German Cardinal Walter Kasper has written in Stimmen der Zeit, that Amoris “leaves open the concrete question of admittance to absolution and Communion.”

Cardinal Kevin Farrell, presently head of the Vatican’s office for laity, family and life, said that while there is “obviously… an objective moral law” you will never find two couples who have the same reason for being divorced and remarried.

Vienna Cardinal Christoph Schönborn, who is the main editor of the Catechism of the Catholic Church, said in an interview that “it is possible, in certain cases, that one who is in an objective situation of sin can receive the help of the sacraments.”

  • Critics

Bishop Steven Lopes, head of the Personal Ordinariate of the Chair of St Peter: “Unless and until the civilly remarried honestly intend to refrain from sexual relations entirely, sacramental discipline does not allow for the reception of the Eucharist.”

Archbishop Charles Chaput of Philadelphia: Living “as brother and sister” is necessary for the divorced and civilly remarried to receive Communion.

The bishops of Alberta and the Northwest Territory, Canada said: “It may happen that, through media, friends, or family, couples have been led to understand that there has been a change in practice by the Church, such that now the reception of Holy Communion at Mass by persons who are divorced and civilly remarried is possible if they simply have a conversation with a priest.
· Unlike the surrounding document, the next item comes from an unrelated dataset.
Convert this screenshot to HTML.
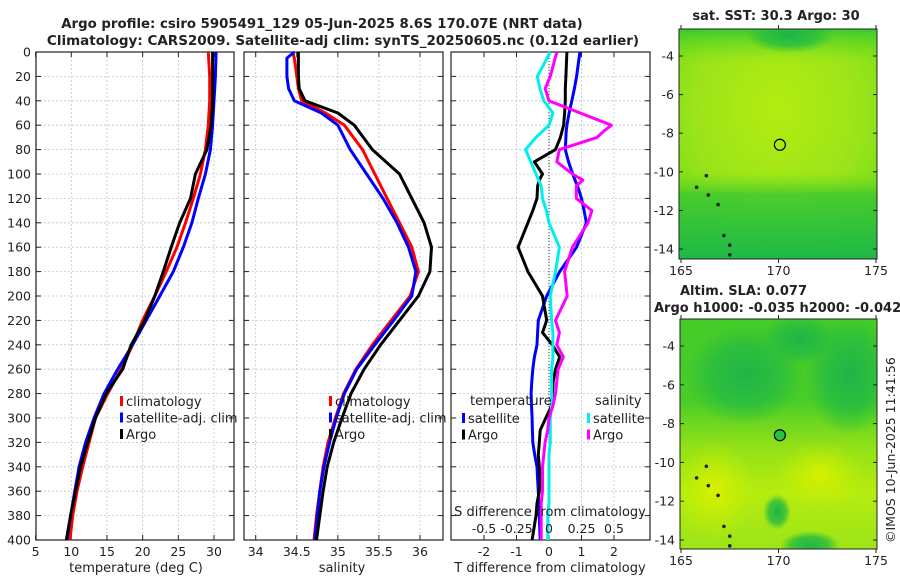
<!DOCTYPE html>
<html><head><meta charset="utf-8"><style>
body{margin:0;background:#fff;width:900px;height:580px;overflow:hidden;font-family:"Liberation Sans","DejaVu Sans",sans-serif}
svg text{font-family:"DejaVu Sans","Liberation Sans",sans-serif;fill:#222}
</style></head><body>
<svg id="c" width="900" height="580" xmlns="http://www.w3.org/2000/svg">
<defs>
<radialGradient id="g1a" cx="0.5" cy="0.35" r="0.7"><stop offset="0" stop-color="#b4ec10"/><stop offset="0.6" stop-color="#9be41a"/><stop offset="1" stop-color="#6fdc18"/></radialGradient>
<linearGradient id="g1b" x1="0" y1="0" x2="0" y2="1"><stop offset="0" stop-color="#2fc830" stop-opacity="0.9"/><stop offset="0.15" stop-color="#6fdc18" stop-opacity="0"/><stop offset="0.62" stop-color="#6fdc18" stop-opacity="0"/><stop offset="0.72" stop-color="#3cc830" stop-opacity="0.85"/><stop offset="1" stop-color="#1eb848" stop-opacity="1"/></linearGradient>
<linearGradient id="g2a" x1="0" y1="0" x2="0" y2="1"><stop offset="0" stop-color="#44cc28"/><stop offset="0.35" stop-color="#48cc28"/><stop offset="0.55" stop-color="#90e018"/><stop offset="0.75" stop-color="#b6ec10"/><stop offset="1" stop-color="#9ce418"/></linearGradient>
<radialGradient id="g2b" cx="0.5" cy="0.5" r="0.5"><stop offset="0" stop-color="#20b448"/><stop offset="0.6" stop-color="#28bc40" stop-opacity="0.8"/><stop offset="1" stop-color="#30c038" stop-opacity="0"/></radialGradient>
<radialGradient id="g2c" cx="0.5" cy="0.5" r="0.5"><stop offset="0" stop-color="#d8f000"/><stop offset="1" stop-color="#c8f000" stop-opacity="0"/></radialGradient>
</defs>
</svg>
<script>
// ---- data ----
const depths=[0,20,40,60,80,100,120,140,160,180,200,220,240,260,280,300,320,340,360,380,400];
const tempClim=[29.2,29.4,29.4,29.2,28.8,28.1,27.1,26.0,24.8,23.3,21.7,20.0,18.6,17.0,15.1,13.4,12.5,11.6,10.8,10.2,9.8];
const tempSat=[30.3,30.2,30.0,29.8,29.5,28.8,27.8,26.9,25.7,24.3,22.4,20.5,18.6,16.5,14.6,13.2,12.0,11.1,10.5,9.9,9.4];
const tempArgo=[29.8,29.8,29.8,29.6,29.0,27.4,26.7,25.2,24.0,22.9,21.7,20.3,18.4,17.2,14.9,13.4,12.3,11.3,10.6,9.9,9.3];
const salDepths=[0,5,20,30,40,50,60,80,100,120,140,160,180,200,220,240,260,280,300,320,340,360,380,400];
const salClim=[34.45,34.47,34.5,34.52,34.56,34.85,35.08,35.3,35.45,35.6,35.75,35.9,35.98,35.88,35.65,35.42,35.22,35.07,34.97,34.88,34.82,34.78,34.74,34.71];
const salSat=[34.47,34.38,34.38,34.4,34.47,34.8,35.0,35.15,35.35,35.55,35.72,35.86,35.95,35.9,35.68,35.45,35.23,35.08,34.98,34.9,34.83,34.78,34.75,34.72];
const salArgo=[34.52,34.52,34.52,34.53,34.6,35.0,35.2,35.42,35.75,35.9,36.05,36.14,36.12,35.98,35.75,35.52,35.32,35.16,35.05,34.95,34.87,34.82,34.78,34.74];
const dDepths=[0,20,30,40,50,60,65,70,80,90,100,105,110,120,130,140,160,180,200,220,230,240,250,260,270,280,290,300,310,320,330,340,350,360,370,380,400];
const dTArgo=[0.55,0.52,0.5,0.5,0.48,0.45,0.4,0.35,0.2,-0.45,-0.2,-0.3,-0.35,-0.37,-0.5,-0.65,-0.95,-0.65,-0.2,-0.07,-0.2,0.1,0.33,0.2,0.13,0.1,0.08,-0.1,-0.27,-0.3,-0.33,-0.3,-0.27,-0.3,-0.37,-0.4,-0.52];
const dTSat=[0.95,0.85,0.78,0.7,0.62,0.55,0.53,0.52,0.5,0.6,0.73,0.8,0.88,1.0,1.08,1.15,0.85,0.33,-0.07,-0.33,-0.35,-0.37,-0.45,-0.5,-0.53,-0.55,-0.54,-0.52,-0.51,-0.5,-0.44,-0.37,-0.35,-0.33,-0.31,-0.3,-0.27];
const dSSat=[0.01,-0.09,-0.07,-0.04,0.03,0.0,-0.05,-0.1,-0.18,-0.14,-0.1,-0.08,-0.06,-0.05,-0.02,0.0,0.08,0.05,0.01,0.02,0.03,0.03,0.03,0.02,0.02,0.02,0.02,0.01,0.01,0.01,0.0,0.0,0.0,0.0,0.0,-0.01,-0.01];
const dSArgo=[0.06,0.01,-0.03,0.0,0.24,0.48,0.42,0.37,0.08,0.06,0.18,0.26,0.21,0.21,0.33,0.3,0.18,0.12,0.14,0.05,0.08,0.06,0.11,0.07,0.06,0.05,0.03,0.0,-0.01,-0.03,-0.04,-0.05,-0.05,-0.05,-0.06,-0.06,-0.06];
const yTicks=[0,20,40,60,80,100,120,140,160,180,200,220,240,260,280,300,320,340,360,380,400];
const tTicks=[5,10,15,20,25,30];
const sTicks=[34,34.5,35,35.5,36];
const dtTicks=[-2,-1,0,1,2];
const dsTicks=[-0.5,-0.25,0,0.25,0.5];
const dsTickLabels=["-0.5","-0.25","0","0.25","0.5"];
const latTicks=[-4,-6,-8,-10,-12,-14];
const lonTicks=[165,170,175];
const argoLon=170.07, argoLat=-8.6;

// ---- helpers ----
const svg=document.getElementById('c');
const NS='http://www.w3.org/2000/svg';
function mk(tag,attrs,parent){const e=document.createElementNS(NS,tag);for(const k in attrs)e.setAttribute(k,attrs[k]);(parent||svg).appendChild(e);return e;}
function txt(s,x,y,attrs,parent){const e=mk('text',Object.assign({x:x,y:y},attrs||{}),parent);e.textContent=s;return e;}
const Y0=52,Y1=540;
const yS=d=>Y0+(d/400)*(Y1-Y0);
function linScale(d0,d1,r0,r1){return v=>r0+(v-d0)/(d1-d0)*(r1-r0);}

function panel(name,x0,x1,xs,xticks,xlabels,showY){
  const g=mk('g',{});
  
  
  mk('rect',{x:x0,y:Y0,width:x1-x0,height:Y1-Y0,fill:'#fff'},g);
  yTicks.forEach(d=>{mk('line',{x1:x0,x2:x1,y1:yS(d),y2:yS(d),stroke:'#b8c4e0','stroke-width':0.8,'stroke-dasharray':'2,2'},g);
    mk('line',{x1:x0,x2:x0+5,y1:yS(d),y2:yS(d),stroke:'#222'},g);mk('line',{x1:x1-5,x2:x1,y1:yS(d),y2:yS(d),stroke:'#222'},g);
    if(showY){const t=txt(String(d),x0-5,yS(d)+4.5,{'text-anchor':'end','font-size':12.5},g);}
  });
  xticks.forEach((v,i)=>{const x=xs(v);mk('line',{x1:x,x2:x,y1:Y0,y2:Y1,stroke:'#b8c4e0','stroke-width':0.8,'stroke-dasharray':'2,2'},g);
    mk('line',{x1:x,x2:x,y1:Y0,y2:Y0+5,stroke:'#222'},g);mk('line',{x1:x,x2:x,y1:Y1-5,y2:Y1,stroke:'#222'},g);
    if(xlabels){const t=txt(xlabels[i],x,556,{'text-anchor':'middle','font-size':12.5},g);}
  });
  mk('rect',{x:x0,y:Y0,width:x1-x0,height:Y1-Y0,fill:'none',stroke:'#222','stroke-width':1.2},g);
  return g;
}
function series(name,g,xs,vals,ds,color,w){
  const p=ds.map((d,i)=>(i?'L':'M')+xs(vals[i]).toFixed(1)+','+yS(d).toFixed(1)).join('');
  const e=mk('path',{d:p,fill:'none',stroke:color,'stroke-width':w||3,'stroke-linejoin':'round'},g);
  
  
}
function legend(g,x,y,items,fs){
  items.forEach((it,i)=>{const yy=y+i*16.5;
    mk('rect',{x:x,y:yy-9,width:3,height:10,fill:it[1]},g);
    const t=txt(it[0],x+6,yy+1,{'font-size':fs||13},g);
    
    
  });
}

// titles
let t=txt('Argo profile: csiro 5905491_129 05-Jun-2025 8.6S 170.07E (NRT data)',322,28,{'text-anchor':'middle','font-size':13.3,'font-weight':'bold'});

t=txt('Climatology: CARS2009. Satellite-adj clim: synTS_20250605.nc (0.12d earlier)',343,45,{'text-anchor':'middle','font-size':13.5,'font-weight':'bold'});


// panel 1 temperature
const xT=linScale(5,30,35.6,214);
const g1=panel('temperature-panel',36,234,xT,tTicks,tTicks.map(String),true);
series('temp-climatology-line',g1,xT,tempClim,depths,'#f00');
series('temp-satellite-line',g1,xT,tempSat,depths,'#00f');
series('temp-argo-line',g1,xT,tempArgo,depths,'#000');
legend(g1,120,405,[['climatology','#f00'],['satellite-adj. clim','#00f'],['Argo','#000']]);
t=txt('temperature (deg C)',136,572,{'text-anchor':'middle','font-size':13});

// panel 2 salinity
const xS=linScale(34,36,255.7,420);
const g2=panel('salinity-panel',244,443,xS,sTicks,['34','34.5','35','35.5','36'],false);
series('sal-climatology-line',g2,xS,salClim,salDepths,'#f00');
series('sal-satellite-line',g2,xS,salSat,salDepths,'#00f');
series('sal-argo-line',g2,xS,salArgo,salDepths,'#000');
legend(g2,329,405,[['climatology','#f00'],['satellite-adj. clim','#00f'],['Argo','#000']]);
t=txt('salinity',342,572,{'text-anchor':'middle','font-size':13});

// panel 3 differences
const xDT=linScale(-2,2,484,614);
const xDS=linScale(-0.5,0.5,484,614);
const g3=panel('difference-panel',451,650,xDT,dtTicks,dtTicks.map(String),false);
mk('line',{x1:xDT(0),x2:xDT(0),y1:Y0,y2:Y1,stroke:'#333','stroke-width':1,'stroke-dasharray':'1,2'},g3);
series('dT-satellite-line',g3,xDT,dTSat,dDepths,'#00f');
series('dT-argo-line',g3,xDT,dTArgo,dDepths,'#000');
series('dS-satellite-line',g3,xDS,dSSat,dDepths,'#0ee');
series('dS-argo-line',g3,xDS,dSArgo,dDepths,'#f0f');
t=txt('temperature',470,405,{'font-size':13},g3);
t=txt('salinity',595,405,{'font-size':13},g3);
legend(g3,462,422,[['satellite','#00f'],['Argo','#000']]);
legend(g3,587,422,[['satellite','#0ee'],['Argo','#f0f']]);
t=txt('S difference from climatology',550,516,{'text-anchor':'middle','font-size':13},g3);
dsTicks.forEach((v,i)=>{const e=txt(dsTickLabels[i],xDS(v),533,{'text-anchor':'middle','font-size':12.5},g3);});
t=txt('T difference from climatology',550,572,{'text-anchor':'middle','font-size':13});

// maps
function map(name,x0,x1,y0,y1,latY4,latY14,fill,extra){
  const g=mk('g',{});
  
  
  const lon=linScale(165,175,681,876), lat=linScale(-4,-14,latY4,latY14);
  const cp='clip'+name;
  const cl=mk('clipPath',{id:cp},g);mk('rect',{x:x0,y:y0,width:x1-x0,height:y1-y0},cl);
  const inner=mk('g',{'clip-path':'url(#'+cp+')'},g);
  fill(inner,x0,x1,y0,y1,lon,lat);
  mk('rect',{x:x0,y:y0,width:x1-x0,height:y1-y0,fill:'none',stroke:'#222','stroke-width':1},g);
  latTicks.forEach(v=>{mk('line',{x1:x0,x2:x0+4,y1:lat(v),y2:lat(v),stroke:'#222'},g);mk('line',{x1:x1-4,x2:x1,y1:lat(v),y2:lat(v),stroke:'#222'},g);
    const e=txt(String(v),x0-5,lat(v)+4.5,{'text-anchor':'end','font-size':12.5},g);});
  lonTicks.forEach(v=>{mk('line',{x1:lon(v),x2:lon(v),y1:y1,y2:y1+4,stroke:'#222'},g);mk('line',{x1:lon(v),x2:lon(v),y1:y0-4,y2:y0,stroke:'#222'},g);
    const e=txt(String(v),lon(v),y1+16,{'text-anchor':'middle','font-size':12.5},g);});
  [[165.8,-10.8],[166.3,-10.2],[166.9,-11.7],[167.2,-13.3],[167.5,-13.8],[167.5,-14.3],[166.4,-11.2]].forEach(p=>{
    mk('circle',{cx:lon(p[0]),cy:lat(p[1]),r:1.8,fill:'#222'},g);});
  const c=mk('circle',{cx:lon(argoLon),cy:lat(argoLat),r:5.5,fill:extra,stroke:'#000','stroke-width':1.2},g);
  
  
  return g;
}
map('sst-map',679,877,29,259,56,249,(g,x0,x1,y0,y1)=>{
  mk('rect',{x:x0,y:y0,width:x1-x0,height:y1-y0,fill:'url(#g1a)'},g);
  mk('rect',{x:x0,y:y0,width:x1-x0,height:y1-y0,fill:'url(#g1b)'},g);
  mk('ellipse',{cx:790,cy:35,rx:45,ry:18,fill:'url(#g2b)'},g);
},'none');
t=txt('sat. SST: 30.3 Argo: 30',776,20,{'text-anchor':'middle','font-size':13,'font-weight':'bold'});
map('sla-map',680,877,319,549,346,540,(g,x0,x1,y0,y1)=>{
  mk('rect',{x:x0,y:y0,width:x1-x0,height:y1-y0,fill:'url(#g2a)'},g);
  mk('ellipse',{cx:745,cy:375,rx:60,ry:50,fill:'url(#g2b)'},g);
  mk('ellipse',{cx:850,cy:375,rx:45,ry:60,fill:'url(#g2b)'},g);
  mk('ellipse',{cx:800,cy:340,rx:40,ry:25,fill:'url(#g2b)'},g);
  mk('ellipse',{cx:715,cy:490,rx:40,ry:50,fill:'url(#g2c)'},g);
  mk('ellipse',{cx:820,cy:475,rx:45,ry:35,fill:'url(#g2c)'},g);
  mk('ellipse',{cx:777,cy:512,rx:14,ry:18,fill:'url(#g2b)'},g);
  mk('ellipse',{cx:810,cy:545,rx:30,ry:14,fill:'url(#g2b)'},g);
},'#2cc040');
t=txt('Altim. SLA: 0.077',680,295,{'font-size':13,'font-weight':'bold'});
t=txt('Argo h1000: -0.035 h2000: -0.042',654,312,{'font-size':13,'font-weight':'bold'});
t=txt('©IMOS 10-Jun-2025 11:41:56',0,0,{'font-size':12.5,transform:'translate(895,543) rotate(-90)'});
</script>
</body></html>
This view is erroneous.”

Bishop Philip Egan of Portsmouth in England and Archbishop Alexander K. Sample of Portland, Oregon, complained of “erroneous” interpretations of Amoris.

Bishop Thomas J. Olmsted of Phoenix wrote that Francis focuses special attention on those who walk on the edge of despair because of personal failures and problems they have suffered in their families. “This does not, however, include receiving Holy Communion for those who are divorced and remarried.”

Italian Cardinal Ennio Antonelli, former president of the Pontifical Council for the Family, told L’Espresso that opening an outlet for the sacraments was risky because it might lead to the “mistaken view that the church is accepting divorce and remarriage.”